Once all the appearances are saved by the consequences of the hypotheses, why should it seem strange that such complications can come about in the movements of heavenly things? For there is no impeding nature in them, but one proper to the yielding and giving way to movements according to the nature of each planet, even if they are contrary, so that they can all penetrate and shine through absolutely all the fluid media; and this free action takes place not only about the particular circles, but also about the spheres themselves and the axes of revolution. (Almagest, XIII 2)

Had Ptolemy been an instrumentalist interested only in the resulting motion, he would not have had to bother himself about the complicated nature of his devices. Clearly, Ptolemy envisioned actual physical structures in the heavens carrying around the planets, controlling the motions of the planets. The structures were not made of wood or metal or other earthly material, but rather of some divine celestial material offering no obstruction ("there is no impeding nature in them") to the passage of one part of the construction through another.
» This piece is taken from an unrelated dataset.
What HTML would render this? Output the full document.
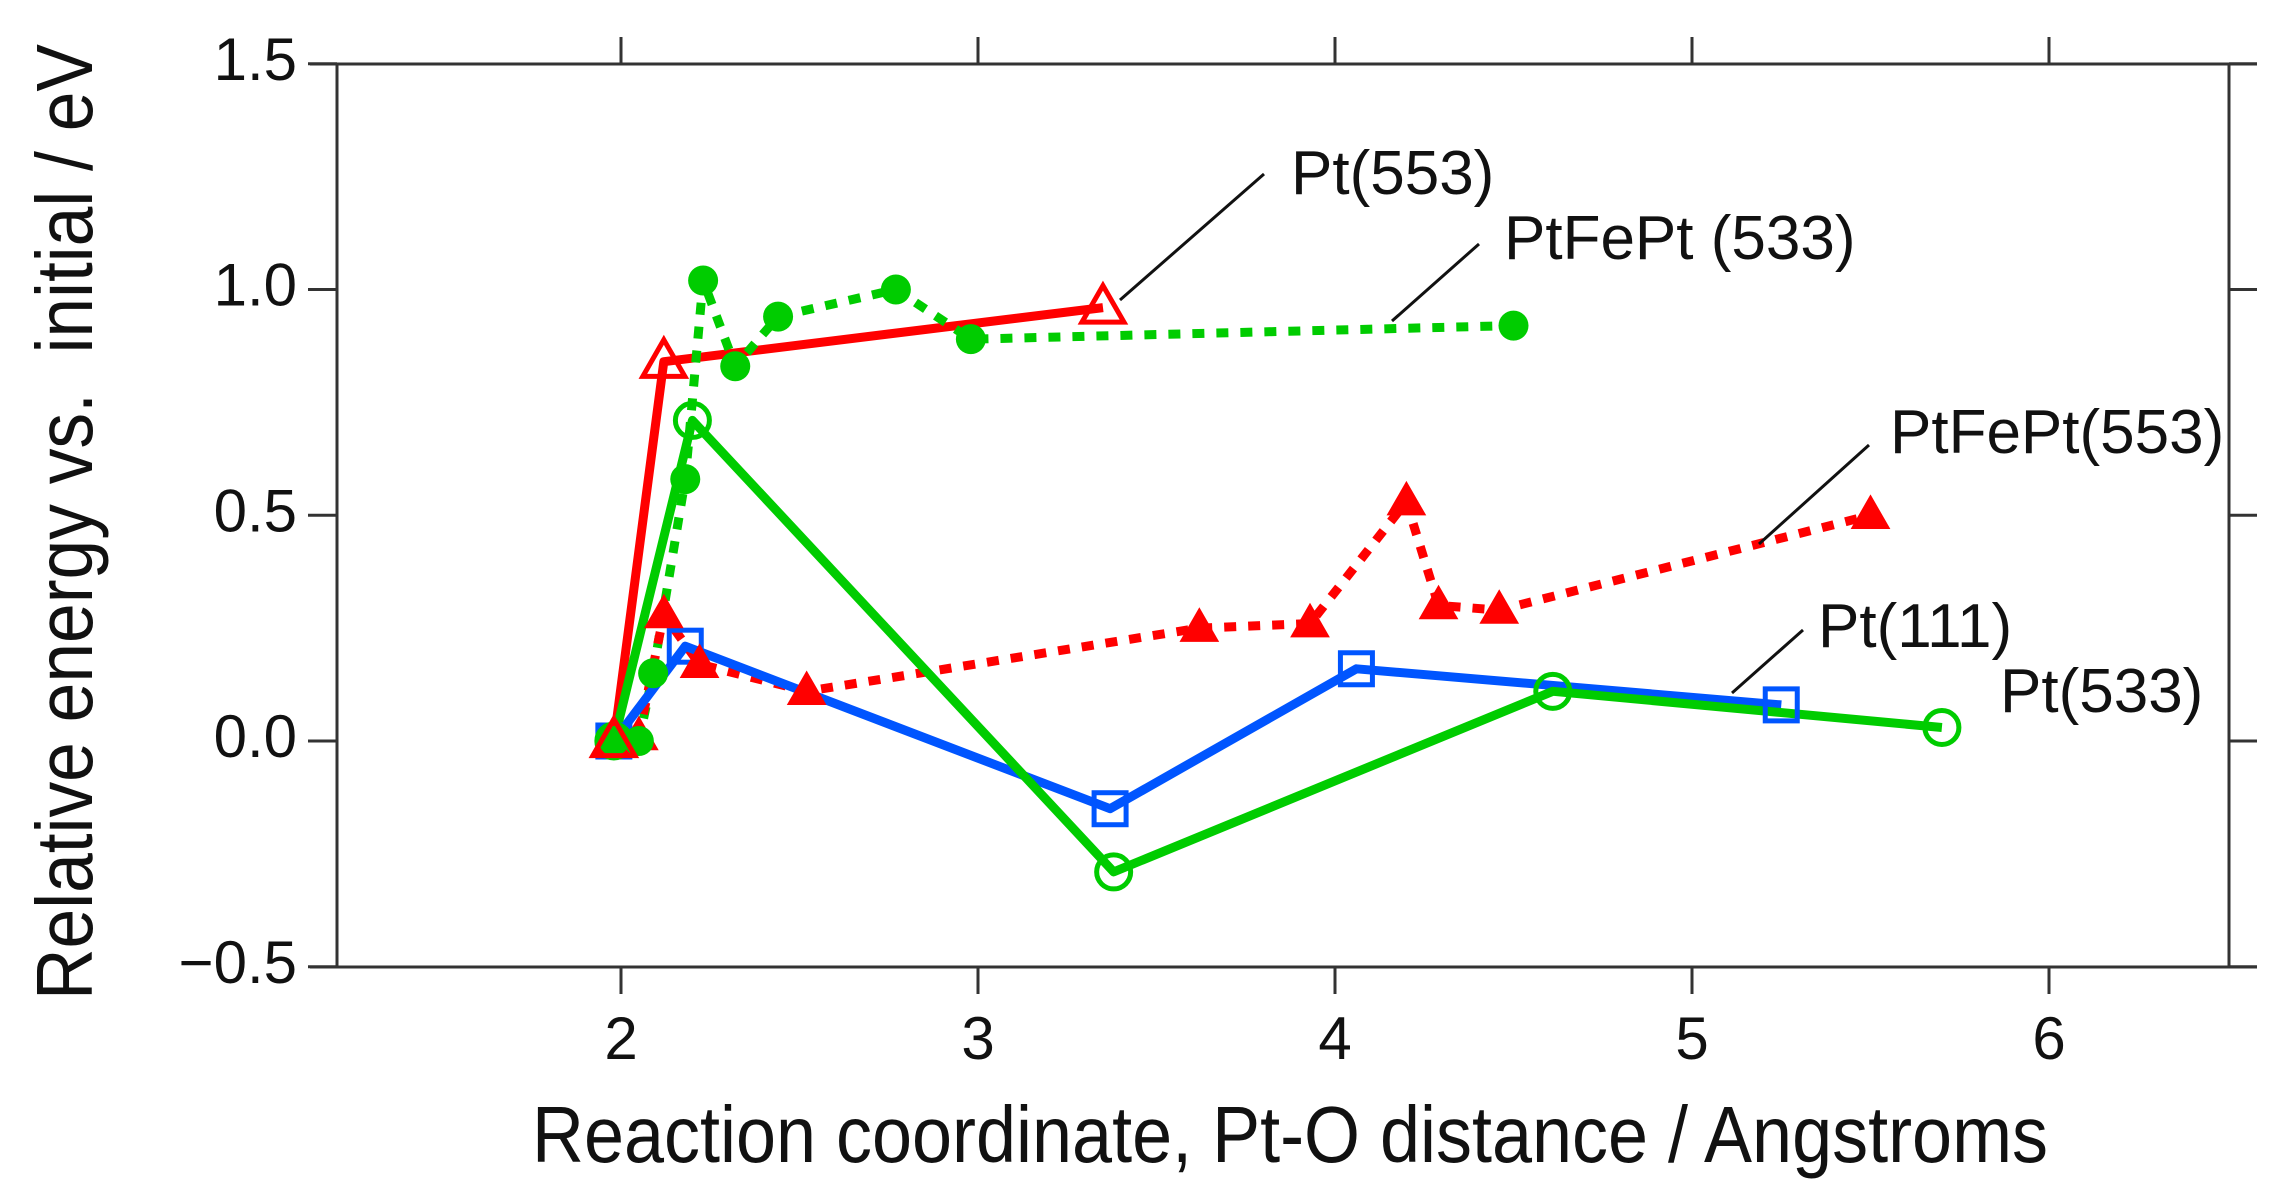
<!DOCTYPE html>
<html><head><meta charset="utf-8"><style>
html,body{margin:0;padding:0;background:#fff;}
svg{display:block;font-family:"Liberation Sans",Arial,sans-serif;}
</style></head><body>
<svg id="chart" width="2295" height="1193" viewBox="0 0 2295 1193" xmlns="http://www.w3.org/2000/svg">
<g id="axes"></g>
<g id="series"></g>
<g id="labels"></g>
</svg>
<script>
const xTicks = [2, 3, 4, 5, 6];
const yTicks = [-0.5, 0.0, 0.5, 1.0, 1.5];
const yTickLabels = ["\u22120.5", "0.0", "0.5", "1.0", "1.5"];

const pt553X = [1.98, 2.12, 3.35];
const pt553Y = [0.0, 0.84, 0.96];
const ptfe533X = [1.98, 2.05, 2.09, 2.18, 2.23, 2.32, 2.44, 2.77, 2.98, 4.5];
const ptfe533Y = [0.0, 0.0, 0.15, 0.58, 1.02, 0.83, 0.94, 1.0, 0.89, 0.92];
const ptfe553X = [1.98, 2.05, 2.12, 2.22, 2.52, 3.62, 3.93, 4.2, 4.29, 4.46, 5.5];
const ptfe553Y = [0.0, 0.01, 0.28, 0.17, 0.11, 0.25, 0.26, 0.53, 0.30, 0.29, 0.50];
const pt111X = [1.98, 2.18, 3.37, 4.06, 5.25];
const pt111Y = [0.0, 0.21, -0.15, 0.16, 0.08];
const pt533X = [1.98, 2.2, 3.38, 4.61, 5.7];
const pt533Y = [0.0, 0.71, -0.29, 0.11, 0.03];

const NS = "http://www.w3.org/2000/svg";
const L = 337, R = 2229, T = 64, B = 967;
function sx(v){ return 621 + (v - 2) * 357; }
function sy(v){ return 741 - v * 451.5; }
function mk(tag, attrs, parent){
  const e = document.createElementNS(NS, tag);
  for (const k in attrs) e.setAttribute(k, attrs[k]);
  parent.appendChild(e);
  return e;
}
const axes = document.getElementById('axes');
const series = document.getElementById('series');
const labels = document.getElementById('labels');
const ax = {stroke:'#333', 'stroke-width':3, fill:'none'};

let fr = mk('path', Object.assign({d:`M310 ${T}H2257M${L} ${T}V${B}M310 ${B}H2257M${R} ${T}V${B}`}, ax), axes);



xTicks.forEach((v) => {
  const x = sx(v);
  const t1 = mk('line', Object.assign({x1:x, x2:x, y1:T-27, y2:T}, ax), axes);
  
  
  const t2 = mk('line', Object.assign({x1:x, x2:x, y1:B, y2:B+27}, ax), axes);
  
  
  const tx = mk('text', {x:x, y:1059, 'font-size':60, 'text-anchor':'middle', fill:'#111'}, axes);
  tx.textContent = String(v);
  
  
});
yTicks.forEach((v, i) => {
  const y = sy(v);
  const t1 = mk('line', Object.assign({x1:L-29, x2:L, y1:y, y2:y}, ax), axes);
  
  
  const t2 = mk('line', Object.assign({x1:R, x2:R+28, y1:y, y2:y}, ax), axes);
  
  
  const tx = mk('text', {x:297, y:y+16, 'font-size':60, 'text-anchor':'end', fill:'#111'}, axes);
  tx.textContent = yTickLabels[i];
  
  
});
let xt = mk('text', {x:1290, y:1162, 'font-size':80, 'text-anchor':'middle', fill:'#111', textLength:1516, lengthAdjust:'spacingAndGlyphs'}, axes);
xt.textContent = 'Reaction coordinate, Pt-O distance / Angstroms';


let yt = mk('text', {x:0, y:0, 'font-size':80, 'text-anchor':'middle', fill:'#111', transform:'translate(92,522) rotate(-90)', textLength:956, lengthAdjust:'spacingAndGlyphs'}, axes);
yt.textContent = 'Relative energy vs.\u00a0 initial / eV';



function line(xs, ys, color, dashed, name){
  const d = xs.map((v, i) => (i ? 'L' : 'M') + sx(v).toFixed(1) + ' ' + sy(ys[i]).toFixed(1)).join('');
  const attrs = {d:d, stroke:color, 'stroke-width':9, fill:'none', 'stroke-linejoin':'round'};
  if (dashed) attrs['stroke-dasharray'] = '12 12';
  const p = mk('path', attrs, series);
  
  
}
function tri(x, y, s, color, filled, name){
  const h = s * 0.87;
  const p = mk('path', {d:`M${x} ${y-h*0.6}L${x+s/2} ${y+h*0.4}L${x-s/2} ${y+h*0.4}Z`,
    fill: filled ? color : 'none', stroke: color, 'stroke-width': filled ? 1 : 5, 'stroke-linejoin':'miter'}, series);
  
  
}

line(pt553X, pt553Y, '#ff0000', false, 'pt553-line');
line(ptfe533X, ptfe533Y, '#00cc00', true, 'ptfept533-line');
line(ptfe553X, ptfe553Y, '#ff0000', true, 'ptfept553-line');
line(pt111X, pt111Y, '#0055ff', false, 'pt111-line');
line(pt533X, pt533Y, '#00cc00', false, 'pt533-line');

pt111X.forEach((v, i) => {
  const s = mk('rect', {x:sx(v)-16, y:sy(pt111Y[i])-16, width:32, height:32, fill:'none', stroke:'#0055ff', 'stroke-width':5}, series);
  
  
});
pt533X.forEach((v, i) => {
  const c = mk('circle', {cx:sx(v), cy:sy(pt533Y[i]), r:17, fill:'none', stroke:'#00cc00', 'stroke-width':5}, series);
  
  
});
ptfe553X.forEach((v, i) => {
  tri(sx(v), sy(ptfe553Y[i]), 38, '#ff0000', true, 'ptfept553-marker');
});
ptfe533X.forEach((v, i) => {
  const c = mk('circle', {cx:sx(v), cy:sy(ptfe533Y[i]), r:15, fill:'#00cc00'}, series);
  
  
});
pt553X.forEach((v, i) => {
  tri(sx(v), sy(pt553Y[i]), 42, '#ff0000', false, 'pt553-marker');
});

function label(txt, x, y, lx1, ly1, lx2, ly2, name){
  const t = mk('text', {x:x, y:y, 'font-size':62, fill:'#111'}, labels);
  t.textContent = txt;
  
  
  if (lx1 !== null) {
    const l = mk('line', {x1:lx1, y1:ly1, x2:lx2, y2:ly2, stroke:'#111', 'stroke-width':3}, labels);
    
    
  }
}
label('Pt(553)', 1291, 194, 1264, 174, 1120, 300, 'pt553');
label('PtFePt (533)', 1504, 259, 1479, 244, 1392, 321, 'ptfept533');
label('PtFePt(553)', 1890, 453, 1869, 445, 1759, 544, 'ptfept553');
label('Pt(111)', 1818, 647, 1803, 630, 1732, 693, 'pt111');
label('Pt(533)', 2000, 712, null, 0, 0, 0, 'pt533');
</script>
</body></html>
The argument from planetary latitudes for Ptolemy as a realist is strong but not conclusive, and examination of his lunar theory finds an equally strong argument for him as an instrumentalist. While it predicted the Moon's positions in longitude and latitude accurately, Ptolemy's theory greatly exaggerated the monthly variation in the Moon's distance from the Earth. Therefore—so the argument goes—Ptolemy could not have intended that the theory be interpreted realistically. He had measured the variation in the observed angular diameter of the Moon (a result of variation in distance) and must have known that his theory failed in this aspect. The astronomer and historian of astronomy J.L.E. Dreyer concluded: "It had now become a recognized fact, that the epicycle theory was merely a means of calculating the apparent places of the planets without pretending to represent the true system of the world, and that it certainly fulfilled its object satisfactorily, and, from a mathematical point of view, in a very elegant manner" (Dreyer, History of the Planetary Systems, 196).
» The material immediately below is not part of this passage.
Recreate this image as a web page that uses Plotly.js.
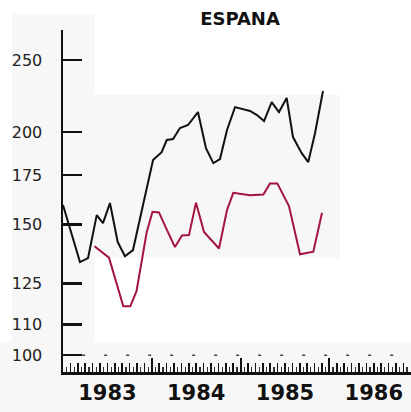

Unlike Dreyer, Ptolemy is silent on the matter. His silence on this issue could be interpreted as an implicit understanding that his theory was merely a calculating device, but Ptolemy's silence does not prove beyond reasonable doubt that he had set aside the problem of the variation in the Moon's distance as one of purely mathematical complexity. He might instead have silently continued seeking a realistic physical solution, unsuccessfully battling the physical complexity of the situation. A disappointed or temporarily defeated realist is not necessarily an instrumentalist.

Proponents of Ptolemy as a realist cannot entirely deny the argument from lunar distances. They must try, instead, to dilute it or overwhelm it with a mass of contrary evidence. Ptolemy addressed at great length in the concluding section of the Almagest the issue of the physical complexity of his system. Furthermore, in one of his other books, the Planetary Hypotheses, Ptolemy nested the mechanism of epicycles and deferents for each planet inside a spherical shell between adjoining planets. Even more so than in the Almagest, in the Planetary Hypotheses Ptolemy revealed his concern with the physical world.
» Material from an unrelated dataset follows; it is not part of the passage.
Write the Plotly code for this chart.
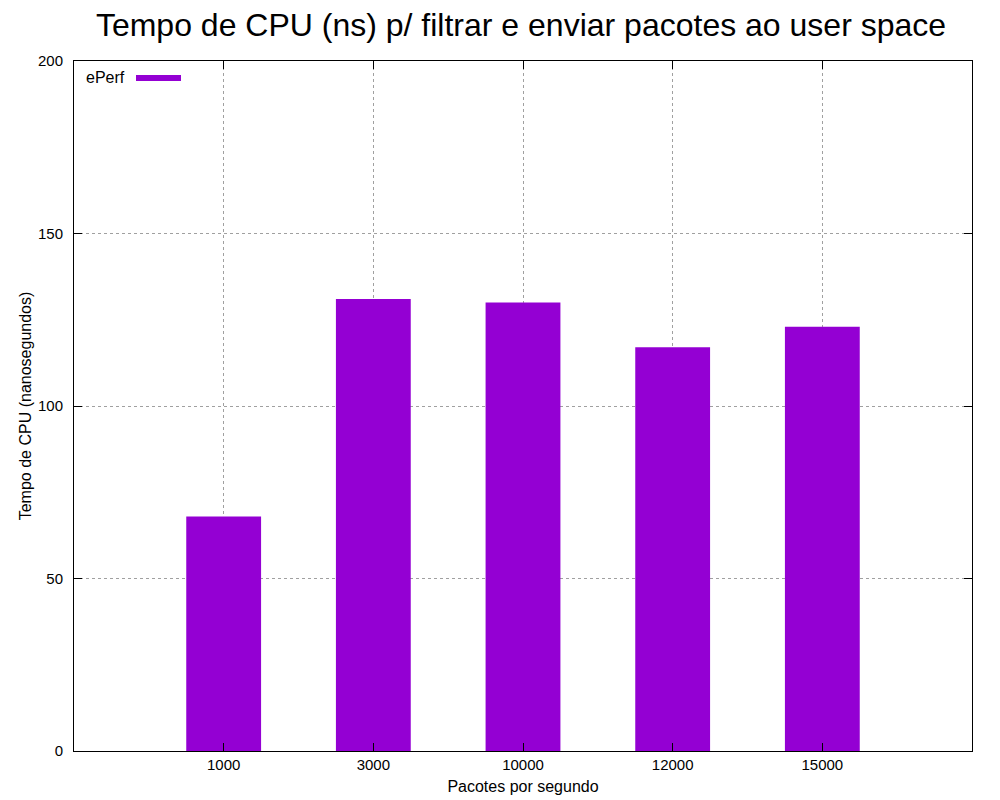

Proponents of Ptolemy as an instrumentalist must resort to a schizophrenic Ptolemy. In the Planetary Hypotheses, he is a realist; but earlier, in the Almagest, an instrumentalist.

Ptolemy did not push Plato's analogy of the cave to the extreme conclusion that reality exists only in the mind, or that reality is to be found beyond the visible façade of the phenomena in the mathematical structures that generate them. In changing the location of reality from the mind to the heavens, Ptolemy was more of a realist than were Plato and Eudoxus. But if Ptolemy's reality existed in the heavens, it was not a materialistic reality. It was an ethereal reality corresponding to nothing on the Earth.